◆ WHAT YOU WILL DO
Set down the data below without change, skipping the pictures it holds.

◆ RECORDED DATA
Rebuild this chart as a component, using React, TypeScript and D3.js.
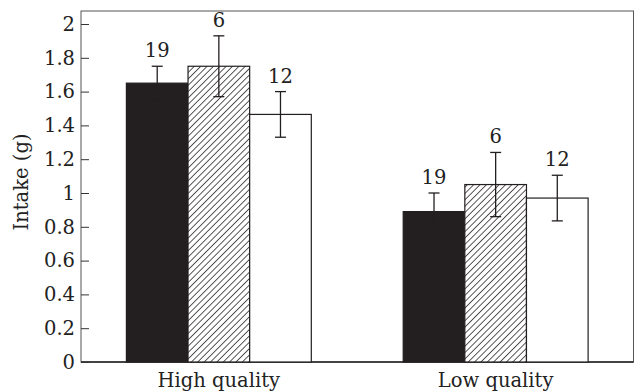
import React, { useEffect, useRef } from 'react';
import { select, scaleBand, scaleLinear, axisLeft } from 'd3';

// data
const groups = ['High quality', 'Low quality'];
const series = ['black', 'hatched', 'white'];
const means = [
  [1.65, 1.75, 1.465],
  [0.89, 1.05, 0.97],
];
const errors = [
  [0.1, 0.18, 0.135],
  [0.11, 0.19, 0.135],
];
const sampleSizes = ['19', '6', '12'];
const yTicks = [0, 0.2, 0.4, 0.6, 0.8, 1, 1.2, 1.4, 1.6, 1.8, 2];

const W = 635;
const H = 392;
const left = 81;
const right = 633.5;
const top = 11;
const bottom = 362;
const font = 'DejaVu Serif';
const fs = 19.5;

const App = () => {
  const axisRef = useRef<SVGGElement>(null);

  const y = scaleLinear().domain([0, 2]).range([bottom, 24]);
  const x0 = scaleBand().domain(groups).range([left, right]).paddingInner(0.332).paddingOuter(0.164);
  const x1 = scaleBand().domain(series).range([0, x0.bandwidth()]);

  useEffect(() => {
    const g = select(axisRef.current);
    g.call(
      axisLeft(y)
        .tickValues(yTicks)
        .tickFormat((d: any) => String(+d))
        .tickSizeInner(-8)
        .tickSizeOuter(0)
        .tickPadding(6)
    );
    g.select('.domain').remove();
    g.selectAll('line').attr('stroke', '#333');
    g.selectAll('text').attr('font-family', font).attr('font-size', fs).attr('fill', '#222');
  }, []);

  const fillFor = (s: string) => (s === 'black' ? '#231f20' : s === 'hatched' ? 'url(#hatch)' : '#fff');

  return (
    <div style={{ position: 'absolute', left: 0, top: 0 }}>
      <svg width={W} height={H}>
        <defs>
          <pattern id="hatch" patternUnits="userSpaceOnUse" width="4.5" height="4.5" patternTransform="rotate(45)">
            <rect width="4.5" height="4.5" fill="#fff" />
            <line x1="0" y1="0" x2="0" y2="4.5" stroke="#231f20" strokeWidth="1.5" />
          </pattern>
        </defs>
        <rect x={left} y={top} width={right - left} height={bottom - top} fill="none" stroke="#555" strokeWidth={1} />
        <line x1={left} x2={right} y1={bottom} y2={bottom} stroke="#222" strokeWidth={1.3} />
        <g ref={axisRef} transform={`translate(${left},0)`} />
        {groups.map((grp, gi) => (
          <g key={grp} transform={`translate(${x0(grp)},0)`}>
            {series.map((s, si) => {
              const v = means[gi][si];
              const e = errors[gi][si];
              const bx = x1(s)!;
              const cx = bx + x1.bandwidth() / 2;
              return (
                <g key={s}>
                  <rect
                    x={bx}
                    y={y(v)}
                    width={x1.bandwidth()}
                    height={y(0) - y(v)}
                    fill={fillFor(s)}
                    stroke="#231f20"
                    strokeWidth={1.2}
                  />
                  <g stroke="#231f20" strokeWidth={1.3}>
                    <line x1={cx} x2={cx} y1={y(v + e)} y2={y(v - e)} />
                    <line x1={cx - 5.5} x2={cx + 5.5} y1={y(v + e)} y2={y(v + e)} />
                    <line x1={cx - 5.5} x2={cx + 5.5} y1={y(v - e)} y2={y(v - e)} />
                  </g>
                  <text
                    x={cx}
                    y={y(v + e) - 9}
                    textAnchor="middle"
                    fontFamily={font}
                    fontSize={fs}
                    fill="#222"
                  >
                    {sampleSizes[si]}
                  </text>
                </g>
              );
            })}
            <text
              x={x0.bandwidth() / 2}
              y={387}
              textAnchor="middle"
              fontFamily={font}
              fontSize={fs}
              fill="#222"
            >
              {grp}
            </text>
          </g>
        ))}
        <text
          transform={`translate(28,182) rotate(-90)`}
          textAnchor="middle"
          fontFamily={font}
          fontSize={fs}
          fill="#222"
        >
          Intake (g)
        </text>
      </svg>
    </div>
  );
};

export default App;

◆ EXPECTED OUTPUT
Rebuild this chart as a component, using React, TypeScript and D3.js.
import React, { useEffect, useRef } from 'react';
import { select, scaleBand, scaleLinear, axisLeft } from 'd3';

// data
const groups = ['High quality', 'Low quality'];
const series = ['black', 'hatched', 'white'];
const means = [
  [1.65, 1.75, 1.465],
  [0.89, 1.05, 0.97],
];
const errors = [
  [0.1, 0.18, 0.135],
  [0.11, 0.19, 0.135],
];
const sampleSizes = ['19', '6', '12'];
const yTicks = [0, 0.2, 0.4, 0.6, 0.8, 1, 1.2, 1.4, 1.6, 1.8, 2];

const W = 635;
const H = 392;
const left = 81;
const right = 633.5;
const top = 11;
const bottom = 362;
const font = 'DejaVu Serif';
const fs = 19.5;

const App = () => {
  const axisRef = useRef<SVGGElement>(null);

  const y = scaleLinear().domain([0, 2]).range([bottom, 24]);
  const x0 = scaleBand().domain(groups).range([left, right]).paddingInner(0.332).paddingOuter(0.164);
  const x1 = scaleBand().domain(series).range([0, x0.bandwidth()]);

  useEffect(() => {
    const g = select(axisRef.current);
    g.call(
      axisLeft(y)
        .tickValues(yTicks)
        .tickFormat((d: any) => String(+d))
        .tickSizeInner(-8)
        .tickSizeOuter(0)
        .tickPadding(6)
    );
    g.select('.domain').remove();
    g.selectAll('line').attr('stroke', '#333');
    g.selectAll('text').attr('font-family', font).attr('font-size', fs).attr('fill', '#222');
  }, []);

  const fillFor = (s: string) => (s === 'black' ? '#231f20' : s === 'hatched' ? 'url(#hatch)' : '#fff');

  return (
    <div style={{ position: 'absolute', left: 0, top: 0 }}>
      <svg width={W} height={H}>
        <defs>
          <pattern id="hatch" patternUnits="userSpaceOnUse" width="4.5" height="4.5" patternTransform="rotate(45)">
            <rect width="4.5" height="4.5" fill="#fff" />
            <line x1="0" y1="0" x2="0" y2="4.5" stroke="#231f20" strokeWidth="1.5" />
          </pattern>
        </defs>
        <rect x={left} y={top} width={right - left} height={bottom - top} fill="none" stroke="#555" strokeWidth={1} />
        <line x1={left} x2={right} y1={bottom} y2={bottom} stroke="#222" strokeWidth={1.3} />
        <g ref={axisRef} transform={`translate(${left},0)`} />
        {groups.map((grp, gi) => (
          <g key={grp} transform={`translate(${x0(grp)},0)`}>
            {series.map((s, si) => {
              const v = means[gi][si];
              const e = errors[gi][si];
              const bx = x1(s)!;
              const cx = bx + x1.bandwidth() / 2;
              return (
                <g key={s}>
                  <rect
                    x={bx}
                    y={y(v)}
                    width={x1.bandwidth()}
                    height={y(0) - y(v)}
                    fill={fillFor(s)}
                    stroke="#231f20"
                    strokeWidth={1.2}
                  />
                  <g stroke="#231f20" strokeWidth={1.3}>
                    <line x1={cx} x2={cx} y1={y(v + e)} y2={y(v - e)} />
                    <line x1={cx - 5.5} x2={cx + 5.5} y1={y(v + e)} y2={y(v + e)} />
                    <line x1={cx - 5.5} x2={cx + 5.5} y1={y(v - e)} y2={y(v - e)} />
                  </g>
                  <text
                    x={cx}
                    y={y(v + e) - 9}
                    textAnchor="middle"
                    fontFamily={font}
                    fontSize={fs}
                    fill="#222"
                  >
                    {sampleSizes[si]}
                  </text>
                </g>
              );
            })}
            <text
              x={x0.bandwidth() / 2}
              y={387}
              textAnchor="middle"
              fontFamily={font}
              fontSize={fs}
              fill="#222"
            >
              {grp}
            </text>
          </g>
        ))}
        <text
          transform={`translate(28,182) rotate(-90)`}
          textAnchor="middle"
          fontFamily={font}
          fontSize={fs}
          fill="#222"
        >
          Intake (g)
        </text>
      </svg>
    </div>
  );
};

export default App;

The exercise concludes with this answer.